### SOURCE MATERIAL:

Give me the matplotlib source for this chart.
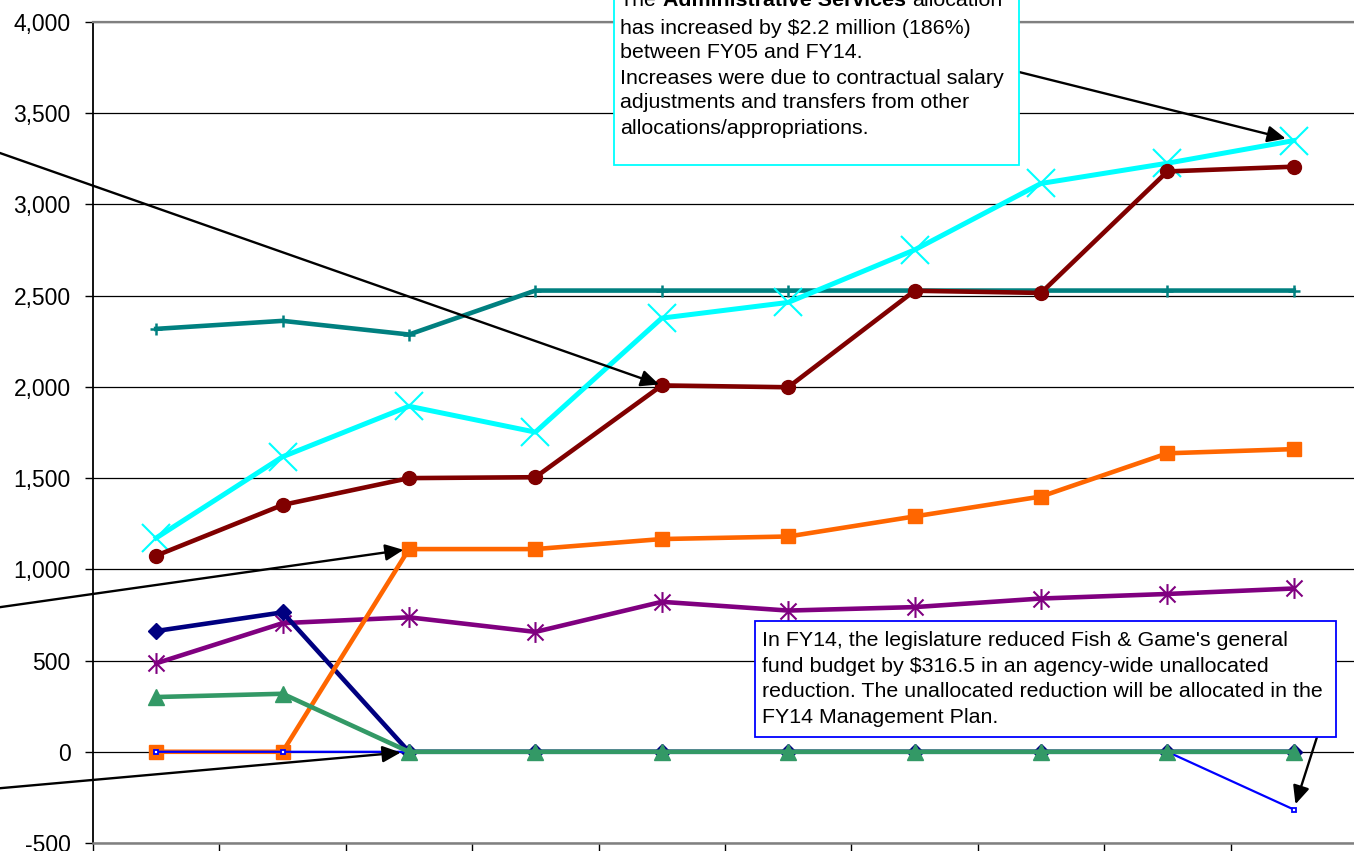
import numpy as np
import matplotlib
matplotlib.use("Agg")
import matplotlib.pyplot as plt
from matplotlib.path import Path
from matplotlib.patches import Rectangle
from matplotlib.ticker import FuncFormatter, MultipleLocator

plt.rcParams['font.family'] = ['Liberation Sans', 'DejaVu Sans']

# fiscal years on the x axis (labels fall below the visible area)
years = ['FY05', 'FY06', 'FY07', 'FY08', 'FY09', 'FY10', 'FY11', 'FY12', 'FY13', 'FY14']

# allocations (thousands of $)
teal_alloc = [2318, 2362, 2287, 2528, 2528, 2528, 2528, 2528, 2528, 2528]
admin_services = [1172, 1617, 1894, 1752, 2377, 2463, 2751, 3115, 3226, 3350]
maroon_alloc = [1075, 1353, 1500, 1505, 2008, 1998, 2527, 2515, 3181, 3207]
purple_alloc = [485, 705, 737, 657, 822, 774, 793, 840, 865, 895]
navy_alloc = [662, 764, 0, 0, 0, 0, 0, 0, 0, 0]
orange_alloc = [0, 0, 1111, 1111, 1166, 1180, 1290, 1399, 1636, 1659]
unallocated = [0, 0, 0, 0, 0, 0, 0, 0, 0, -316.5]
green_alloc = [300, 318, 0, 0, 0, 0, 0, 0, 0, 0]

W, H = 1354, 851
fig = plt.figure(figsize=(W / 100, H / 100), dpi=100)
ax = fig.add_axes([93 / W, 8 / H, 1264 / W, 821 / H])

x = np.arange(len(years))

# excel style asterisk marker
star = Path([(-1, -1), (1, 1), (-1, 1), (1, -1), (0, -1.3), (0, 1.3)],
            [Path.MOVETO, Path.LINETO, Path.MOVETO, Path.LINETO, Path.MOVETO, Path.LINETO])

lw = 3.3
ax.plot(x, teal_alloc, color='#008080', lw=lw, marker='+', ms=9, mew=1.8)
ax.plot(x, admin_services, color='#00FFFF', lw=lw + 0.3, marker='x', ms=20, mew=1.5)
ax.plot(x, maroon_alloc, color='#800000', lw=lw, marker='o', ms=10)
ax.plot(x, purple_alloc, color='#800080', lw=lw, marker=star, ms=15, mew=1.5, mfc='none')
ax.plot(x, navy_alloc, color='#000080', lw=lw, marker='D', ms=8)
ax.plot(x, orange_alloc, color='#FF6600', lw=lw, marker='s', ms=10.5)
ax.plot(x, unallocated, color='#0000FF', lw=1.6, marker='s', ms=3.5, mfc='white', mew=1.3)
ax.plot(x, green_alloc, color='#339966', lw=lw, marker='^', ms=11)

ax.set_xlim(-0.5, 9.5)
ax.set_ylim(-500, 4000)
ax.yaxis.set_major_locator(MultipleLocator(500))
ax.yaxis.set_major_formatter(FuncFormatter(lambda v, p: f'{v:,.0f}'))
ax.grid(axis='y', color='black', lw=0.9)
ax.set_axisbelow(True)

ax.set_xticks(np.arange(-0.5, 10, 1))
ax.set_xticklabels([])
ax.tick_params(axis='both', which='major', direction='out', length=6, width=1,
               labelsize=16.5, pad=10)

ax.spines['right'].set_visible(False)
ax.spines['top'].set_color('#808080')
ax.spines['top'].set_linewidth(1.6)
ax.spines['bottom'].set_color('#808080')
ax.spines['bottom'].set_linewidth(1.8)
ax.spines['left'].set_linewidth(1.3)


def fx(px):
    return px / W


def fy(py):
    return (H - py) / H


arrow = dict(arrowstyle='-|>,head_length=0.55,head_width=0.25', color='black',
             lw=1.7, mutation_scale=20, shrinkA=0)

# arrows coming from call-outs (some start off the left edge)
ax.annotate('', xy=(9, admin_services[9]), xytext=(1019, H - 72), textcoords='figure pixels',
            arrowprops=dict(arrow, shrinkB=6), annotation_clip=False)
ax.annotate('', xy=(4, maroon_alloc[4]), xytext=(-20, H - 146), textcoords='figure pixels',
            arrowprops=dict(arrow, shrinkB=2), annotation_clip=False)
ax.annotate('', xy=(2, orange_alloc[2]), xytext=(-20, H - 610), textcoords='figure pixels',
            arrowprops=dict(arrow, shrinkB=4), annotation_clip=False)
ax.annotate('', xy=(2, unallocated[2]), xytext=(-20, H - 790), textcoords='figure pixels',
            arrowprops=dict(arrow, shrinkB=6), annotation_clip=False)
ax.annotate('', xy=(9, unallocated[9]), xytext=(1317, H - 737), textcoords='figure pixels',
            arrowprops=dict(arrow, shrinkB=4), annotation_clip=False)

fs = 15.4

# call-out 1: administrative services
fig.add_artist(Rectangle((fx(614), fy(165)), (1019 - 614) / W, 175 / H, transform=fig.transFigure,
                         fc='white', ec='#00FFFF', lw=1.3, zorder=5))
t1 = fig.text(fx(620), fy(6), 'The', fontsize=fs, va='baseline', zorder=6)
t2 = fig.text(0, 0, 'Administrative Services', fontsize=fs, fontweight='bold', va='baseline', zorder=6)
t3 = fig.text(0, 0, 'allocation', fontsize=fs, va='baseline', zorder=6)
r = fig.canvas.get_renderer()
space = fs * 0.278 * 100 / 72
bb = t1.get_window_extent(r)
t2.set_position((fx(bb.x1 + space), fy(6)))
bb = t2.get_window_extent(r)
t3.set_position((fx(bb.x1 + space), fy(6)))
admin_lines = ['has increased by $2.2 million (186%)',
               'between FY05 and FY14.',
               'Increases were due to contractual salary',
               'adjustments and transfers from other',
               'allocations/appropriations.']
for i, line in enumerate(admin_lines):
    fig.text(fx(620), fy(33.5 + 25 * i), line, fontsize=fs, va='baseline', zorder=6)

# call-out 2: unallocated reduction
fig.add_artist(Rectangle((fx(755), fy(737)), (1336 - 755) / W, (737 - 621) / H, transform=fig.transFigure,
                         fc='white', ec='#0000FF', lw=1.3, zorder=5))
cut_lines = ["In FY14, the legislature reduced Fish & Game's general",
             'fund budget by $316.5 in an agency-wide unallocated',
             'reduction. The unallocated reduction will be allocated in the',
             'FY14 Management Plan.']
for i, line in enumerate(cut_lines):
    fig.text(fx(762), fy(646 + 25.7 * i), line, fontsize=fs, va='baseline', zorder=6)

fig.savefig('out.png', dpi=100)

### PROBLEM DETAILS:
Your task is to repeat the material above exactly, without its pictures.

### ANSWER TO THIS TASK:
Give me the matplotlib source for this chart.
import numpy as np
import matplotlib
matplotlib.use("Agg")
import matplotlib.pyplot as plt
from matplotlib.path import Path
from matplotlib.patches import Rectangle
from matplotlib.ticker import FuncFormatter, MultipleLocator

plt.rcParams['font.family'] = ['Liberation Sans', 'DejaVu Sans']

# fiscal years on the x axis (labels fall below the visible area)
years = ['FY05', 'FY06', 'FY07', 'FY08', 'FY09', 'FY10', 'FY11', 'FY12', 'FY13', 'FY14']

# allocations (thousands of $)
teal_alloc = [2318, 2362, 2287, 2528, 2528, 2528, 2528, 2528, 2528, 2528]
admin_services = [1172, 1617, 1894, 1752, 2377, 2463, 2751, 3115, 3226, 3350]
maroon_alloc = [1075, 1353, 1500, 1505, 2008, 1998, 2527, 2515, 3181, 3207]
purple_alloc = [485, 705, 737, 657, 822, 774, 793, 840, 865, 895]
navy_alloc = [662, 764, 0, 0, 0, 0, 0, 0, 0, 0]
orange_alloc = [0, 0, 1111, 1111, 1166, 1180, 1290, 1399, 1636, 1659]
unallocated = [0, 0, 0, 0, 0, 0, 0, 0, 0, -316.5]
green_alloc = [300, 318, 0, 0, 0, 0, 0, 0, 0, 0]

W, H = 1354, 851
fig = plt.figure(figsize=(W / 100, H / 100), dpi=100)
ax = fig.add_axes([93 / W, 8 / H, 1264 / W, 821 / H])

x = np.arange(len(years))

# excel style asterisk marker
star = Path([(-1, -1), (1, 1), (-1, 1), (1, -1), (0, -1.3), (0, 1.3)],
            [Path.MOVETO, Path.LINETO, Path.MOVETO, Path.LINETO, Path.MOVETO, Path.LINETO])

lw = 3.3
ax.plot(x, teal_alloc, color='#008080', lw=lw, marker='+', ms=9, mew=1.8)
ax.plot(x, admin_services, color='#00FFFF', lw=lw + 0.3, marker='x', ms=20, mew=1.5)
ax.plot(x, maroon_alloc, color='#800000', lw=lw, marker='o', ms=10)
ax.plot(x, purple_alloc, color='#800080', lw=lw, marker=star, ms=15, mew=1.5, mfc='none')
ax.plot(x, navy_alloc, color='#000080', lw=lw, marker='D', ms=8)
ax.plot(x, orange_alloc, color='#FF6600', lw=lw, marker='s', ms=10.5)
ax.plot(x, unallocated, color='#0000FF', lw=1.6, marker='s', ms=3.5, mfc='white', mew=1.3)
ax.plot(x, green_alloc, color='#339966', lw=lw, marker='^', ms=11)

ax.set_xlim(-0.5, 9.5)
ax.set_ylim(-500, 4000)
ax.yaxis.set_major_locator(MultipleLocator(500))
ax.yaxis.set_major_formatter(FuncFormatter(lambda v, p: f'{v:,.0f}'))
ax.grid(axis='y', color='black', lw=0.9)
ax.set_axisbelow(True)

ax.set_xticks(np.arange(-0.5, 10, 1))
ax.set_xticklabels([])
ax.tick_params(axis='both', which='major', direction='out', length=6, width=1,
               labelsize=16.5, pad=10)

ax.spines['right'].set_visible(False)
ax.spines['top'].set_color('#808080')
ax.spines['top'].set_linewidth(1.6)
ax.spines['bottom'].set_color('#808080')
ax.spines['bottom'].set_linewidth(1.8)
ax.spines['left'].set_linewidth(1.3)


def fx(px):
    return px / W


def fy(py):
    return (H - py) / H


arrow = dict(arrowstyle='-|>,head_length=0.55,head_width=0.25', color='black',
             lw=1.7, mutation_scale=20, shrinkA=0)

# arrows coming from call-outs (some start off the left edge)
ax.annotate('', xy=(9, admin_services[9]), xytext=(1019, H - 72), textcoords='figure pixels',
            arrowprops=dict(arrow, shrinkB=6), annotation_clip=False)
ax.annotate('', xy=(4, maroon_alloc[4]), xytext=(-20, H - 146), textcoords='figure pixels',
            arrowprops=dict(arrow, shrinkB=2), annotation_clip=False)
ax.annotate('', xy=(2, orange_alloc[2]), xytext=(-20, H - 610), textcoords='figure pixels',
            arrowprops=dict(arrow, shrinkB=4), annotation_clip=False)
ax.annotate('', xy=(2, unallocated[2]), xytext=(-20, H - 790), textcoords='figure pixels',
            arrowprops=dict(arrow, shrinkB=6), annotation_clip=False)
ax.annotate('', xy=(9, unallocated[9]), xytext=(1317, H - 737), textcoords='figure pixels',
            arrowprops=dict(arrow, shrinkB=4), annotation_clip=False)

fs = 15.4

# call-out 1: administrative services
fig.add_artist(Rectangle((fx(614), fy(165)), (1019 - 614) / W, 175 / H, transform=fig.transFigure,
                         fc='white', ec='#00FFFF', lw=1.3, zorder=5))
t1 = fig.text(fx(620), fy(6), 'The', fontsize=fs, va='baseline', zorder=6)
t2 = fig.text(0, 0, 'Administrative Services', fontsize=fs, fontweight='bold', va='baseline', zorder=6)
t3 = fig.text(0, 0, 'allocation', fontsize=fs, va='baseline', zorder=6)
r = fig.canvas.get_renderer()
space = fs * 0.278 * 100 / 72
bb = t1.get_window_extent(r)
t2.set_position((fx(bb.x1 + space), fy(6)))
bb = t2.get_window_extent(r)
t3.set_position((fx(bb.x1 + space), fy(6)))
admin_lines = ['has increased by $2.2 million (186%)',
               'between FY05 and FY14.',
               'Increases were due to contractual salary',
               'adjustments and transfers from other',
               'allocations/appropriations.']
for i, line in enumerate(admin_lines):
    fig.text(fx(620), fy(33.5 + 25 * i), line, fontsize=fs, va='baseline', zorder=6)

# call-out 2: unallocated reduction
fig.add_artist(Rectangle((fx(755), fy(737)), (1336 - 755) / W, (737 - 621) / H, transform=fig.transFigure,
                         fc='white', ec='#0000FF', lw=1.3, zorder=5))
cut_lines = ["In FY14, the legislature reduced Fish & Game's general",
             'fund budget by $316.5 in an agency-wide unallocated',
             'reduction. The unallocated reduction will be allocated in the',
             'FY14 Management Plan.']
for i, line in enumerate(cut_lines):
    fig.text(fx(762), fy(646 + 25.7 * i), line, fontsize=fs, va='baseline', zorder=6)

fig.savefig('out.png', dpi=100)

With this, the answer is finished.